**WRITTEN PROBLEM**
Write out the listing beneath this instruction in its entirety, exactly as it reads.
— START —
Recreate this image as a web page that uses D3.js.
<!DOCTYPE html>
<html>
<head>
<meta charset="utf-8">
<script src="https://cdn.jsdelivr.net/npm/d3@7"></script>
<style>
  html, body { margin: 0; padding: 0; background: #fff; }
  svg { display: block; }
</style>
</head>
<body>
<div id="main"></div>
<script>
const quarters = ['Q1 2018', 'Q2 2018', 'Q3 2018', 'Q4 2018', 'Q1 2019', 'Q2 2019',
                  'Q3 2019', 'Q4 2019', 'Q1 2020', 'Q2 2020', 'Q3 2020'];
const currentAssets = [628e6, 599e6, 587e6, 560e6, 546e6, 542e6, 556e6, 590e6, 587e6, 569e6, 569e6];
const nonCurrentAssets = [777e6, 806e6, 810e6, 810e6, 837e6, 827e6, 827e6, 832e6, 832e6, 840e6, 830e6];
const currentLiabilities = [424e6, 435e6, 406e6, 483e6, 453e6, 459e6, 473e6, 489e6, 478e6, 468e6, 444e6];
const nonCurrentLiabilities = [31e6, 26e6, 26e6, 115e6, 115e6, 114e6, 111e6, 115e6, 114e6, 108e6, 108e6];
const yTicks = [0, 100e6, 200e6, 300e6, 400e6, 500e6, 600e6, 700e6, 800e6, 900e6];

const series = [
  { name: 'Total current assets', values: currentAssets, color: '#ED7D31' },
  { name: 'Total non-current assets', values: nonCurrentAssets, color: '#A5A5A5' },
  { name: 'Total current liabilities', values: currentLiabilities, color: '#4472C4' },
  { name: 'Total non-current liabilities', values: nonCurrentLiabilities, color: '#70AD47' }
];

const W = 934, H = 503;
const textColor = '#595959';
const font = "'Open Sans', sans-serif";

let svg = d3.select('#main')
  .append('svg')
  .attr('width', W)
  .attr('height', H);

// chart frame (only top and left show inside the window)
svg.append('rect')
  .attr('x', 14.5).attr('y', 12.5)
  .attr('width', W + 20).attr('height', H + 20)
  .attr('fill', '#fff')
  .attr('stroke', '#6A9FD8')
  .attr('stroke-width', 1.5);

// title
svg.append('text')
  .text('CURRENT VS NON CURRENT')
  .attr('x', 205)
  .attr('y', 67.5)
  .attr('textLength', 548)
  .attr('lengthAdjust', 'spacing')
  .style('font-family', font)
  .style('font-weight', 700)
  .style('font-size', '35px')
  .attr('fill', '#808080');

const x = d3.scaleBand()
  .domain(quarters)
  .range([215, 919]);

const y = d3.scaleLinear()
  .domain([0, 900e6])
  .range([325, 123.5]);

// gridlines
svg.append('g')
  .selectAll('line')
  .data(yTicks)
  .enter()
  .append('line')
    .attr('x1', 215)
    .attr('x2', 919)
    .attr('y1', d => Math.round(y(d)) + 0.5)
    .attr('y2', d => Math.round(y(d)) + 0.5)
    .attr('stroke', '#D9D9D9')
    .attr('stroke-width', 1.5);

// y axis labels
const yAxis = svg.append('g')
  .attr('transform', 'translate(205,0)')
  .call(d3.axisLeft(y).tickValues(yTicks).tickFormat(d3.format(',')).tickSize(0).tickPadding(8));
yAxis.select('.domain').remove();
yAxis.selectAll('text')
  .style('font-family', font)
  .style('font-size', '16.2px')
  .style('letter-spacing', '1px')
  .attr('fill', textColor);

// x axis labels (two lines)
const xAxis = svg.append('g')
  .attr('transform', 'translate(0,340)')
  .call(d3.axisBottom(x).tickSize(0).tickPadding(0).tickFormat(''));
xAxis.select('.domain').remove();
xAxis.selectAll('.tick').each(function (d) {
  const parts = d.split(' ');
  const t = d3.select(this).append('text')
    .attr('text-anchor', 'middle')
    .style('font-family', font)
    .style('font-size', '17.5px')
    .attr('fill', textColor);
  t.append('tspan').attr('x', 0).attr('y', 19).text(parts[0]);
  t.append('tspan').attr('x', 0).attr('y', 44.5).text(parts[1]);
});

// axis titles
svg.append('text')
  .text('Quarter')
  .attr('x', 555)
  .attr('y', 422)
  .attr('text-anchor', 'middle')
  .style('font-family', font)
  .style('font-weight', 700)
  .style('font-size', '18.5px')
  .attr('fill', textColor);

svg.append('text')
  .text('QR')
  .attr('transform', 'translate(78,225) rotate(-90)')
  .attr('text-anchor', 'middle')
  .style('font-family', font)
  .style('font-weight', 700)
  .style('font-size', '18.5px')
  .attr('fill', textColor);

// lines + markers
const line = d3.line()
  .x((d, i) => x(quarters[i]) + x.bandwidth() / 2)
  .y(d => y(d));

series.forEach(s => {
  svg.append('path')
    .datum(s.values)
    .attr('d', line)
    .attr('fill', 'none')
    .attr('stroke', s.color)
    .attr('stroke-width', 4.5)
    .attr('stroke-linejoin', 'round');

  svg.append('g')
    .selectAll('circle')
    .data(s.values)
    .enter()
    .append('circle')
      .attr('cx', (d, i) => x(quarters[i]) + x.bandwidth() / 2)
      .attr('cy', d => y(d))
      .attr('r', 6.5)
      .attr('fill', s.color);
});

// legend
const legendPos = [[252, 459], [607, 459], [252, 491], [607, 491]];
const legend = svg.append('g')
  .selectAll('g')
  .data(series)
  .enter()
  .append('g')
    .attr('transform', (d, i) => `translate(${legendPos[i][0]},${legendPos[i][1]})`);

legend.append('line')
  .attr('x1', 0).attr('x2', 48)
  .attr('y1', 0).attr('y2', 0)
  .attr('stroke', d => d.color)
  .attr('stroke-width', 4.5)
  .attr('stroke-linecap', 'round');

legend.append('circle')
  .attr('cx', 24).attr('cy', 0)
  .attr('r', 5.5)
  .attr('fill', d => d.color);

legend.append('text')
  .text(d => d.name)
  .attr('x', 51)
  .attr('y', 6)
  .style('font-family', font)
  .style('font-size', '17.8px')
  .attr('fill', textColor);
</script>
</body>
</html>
— END —
**THE COMPLETED TASK**
Recreate this image as a web page that uses D3.js.
<!DOCTYPE html>
<html>
<head>
<meta charset="utf-8">
<script src="https://cdn.jsdelivr.net/npm/d3@7"></script>
<style>
  html, body { margin: 0; padding: 0; background: #fff; }
  svg { display: block; }
</style>
</head>
<body>
<div id="main"></div>
<script>
const quarters = ['Q1 2018', 'Q2 2018', 'Q3 2018', 'Q4 2018', 'Q1 2019', 'Q2 2019',
                  'Q3 2019', 'Q4 2019', 'Q1 2020', 'Q2 2020', 'Q3 2020'];
const currentAssets = [628e6, 599e6, 587e6, 560e6, 546e6, 542e6, 556e6, 590e6, 587e6, 569e6, 569e6];
const nonCurrentAssets = [777e6, 806e6, 810e6, 810e6, 837e6, 827e6, 827e6, 832e6, 832e6, 840e6, 830e6];
const currentLiabilities = [424e6, 435e6, 406e6, 483e6, 453e6, 459e6, 473e6, 489e6, 478e6, 468e6, 444e6];
const nonCurrentLiabilities = [31e6, 26e6, 26e6, 115e6, 115e6, 114e6, 111e6, 115e6, 114e6, 108e6, 108e6];
const yTicks = [0, 100e6, 200e6, 300e6, 400e6, 500e6, 600e6, 700e6, 800e6, 900e6];

const series = [
  { name: 'Total current assets', values: currentAssets, color: '#ED7D31' },
  { name: 'Total non-current assets', values: nonCurrentAssets, color: '#A5A5A5' },
  { name: 'Total current liabilities', values: currentLiabilities, color: '#4472C4' },
  { name: 'Total non-current liabilities', values: nonCurrentLiabilities, color: '#70AD47' }
];

const W = 934, H = 503;
const textColor = '#595959';
const font = "'Open Sans', sans-serif";

let svg = d3.select('#main')
  .append('svg')
  .attr('width', W)
  .attr('height', H);

// chart frame (only top and left show inside the window)
svg.append('rect')
  .attr('x', 14.5).attr('y', 12.5)
  .attr('width', W + 20).attr('height', H + 20)
  .attr('fill', '#fff')
  .attr('stroke', '#6A9FD8')
  .attr('stroke-width', 1.5);

// title
svg.append('text')
  .text('CURRENT VS NON CURRENT')
  .attr('x', 205)
  .attr('y', 67.5)
  .attr('textLength', 548)
  .attr('lengthAdjust', 'spacing')
  .style('font-family', font)
  .style('font-weight', 700)
  .style('font-size', '35px')
  .attr('fill', '#808080');

const x = d3.scaleBand()
  .domain(quarters)
  .range([215, 919]);

const y = d3.scaleLinear()
  .domain([0, 900e6])
  .range([325, 123.5]);

// gridlines
svg.append('g')
  .selectAll('line')
  .data(yTicks)
  .enter()
  .append('line')
    .attr('x1', 215)
    .attr('x2', 919)
    .attr('y1', d => Math.round(y(d)) + 0.5)
    .attr('y2', d => Math.round(y(d)) + 0.5)
    .attr('stroke', '#D9D9D9')
    .attr('stroke-width', 1.5);

// y axis labels
const yAxis = svg.append('g')
  .attr('transform', 'translate(205,0)')
  .call(d3.axisLeft(y).tickValues(yTicks).tickFormat(d3.format(',')).tickSize(0).tickPadding(8));
yAxis.select('.domain').remove();
yAxis.selectAll('text')
  .style('font-family', font)
  .style('font-size', '16.2px')
  .style('letter-spacing', '1px')
  .attr('fill', textColor);

// x axis labels (two lines)
const xAxis = svg.append('g')
  .attr('transform', 'translate(0,340)')
  .call(d3.axisBottom(x).tickSize(0).tickPadding(0).tickFormat(''));
xAxis.select('.domain').remove();
xAxis.selectAll('.tick').each(function (d) {
  const parts = d.split(' ');
  const t = d3.select(this).append('text')
    .attr('text-anchor', 'middle')
    .style('font-family', font)
    .style('font-size', '17.5px')
    .attr('fill', textColor);
  t.append('tspan').attr('x', 0).attr('y', 19).text(parts[0]);
  t.append('tspan').attr('x', 0).attr('y', 44.5).text(parts[1]);
});

// axis titles
svg.append('text')
  .text('Quarter')
  .attr('x', 555)
  .attr('y', 422)
  .attr('text-anchor', 'middle')
  .style('font-family', font)
  .style('font-weight', 700)
  .style('font-size', '18.5px')
  .attr('fill', textColor);

svg.append('text')
  .text('QR')
  .attr('transform', 'translate(78,225) rotate(-90)')
  .attr('text-anchor', 'middle')
  .style('font-family', font)
  .style('font-weight', 700)
  .style('font-size', '18.5px')
  .attr('fill', textColor);

// lines + markers
const line = d3.line()
  .x((d, i) => x(quarters[i]) + x.bandwidth() / 2)
  .y(d => y(d));

series.forEach(s => {
  svg.append('path')
    .datum(s.values)
    .attr('d', line)
    .attr('fill', 'none')
    .attr('stroke', s.color)
    .attr('stroke-width', 4.5)
    .attr('stroke-linejoin', 'round');

  svg.append('g')
    .selectAll('circle')
    .data(s.values)
    .enter()
    .append('circle')
      .attr('cx', (d, i) => x(quarters[i]) + x.bandwidth() / 2)
      .attr('cy', d => y(d))
      .attr('r', 6.5)
      .attr('fill', s.color);
});

// legend
const legendPos = [[252, 459], [607, 459], [252, 491], [607, 491]];
const legend = svg.append('g')
  .selectAll('g')
  .data(series)
  .enter()
  .append('g')
    .attr('transform', (d, i) => `translate(${legendPos[i][0]},${legendPos[i][1]})`);

legend.append('line')
  .attr('x1', 0).attr('x2', 48)
  .attr('y1', 0).attr('y2', 0)
  .attr('stroke', d => d.color)
  .attr('stroke-width', 4.5)
  .attr('stroke-linecap', 'round');

legend.append('circle')
  .attr('cx', 24).attr('cy', 0)
  .attr('r', 5.5)
  .attr('fill', d => d.color);

legend.append('text')
  .text(d => d.name)
  .attr('x', 51)
  .attr('y', 6)
  .style('font-family', font)
  .style('font-size', '17.8px')
  .attr('fill', textColor);
</script>
</body>
</html>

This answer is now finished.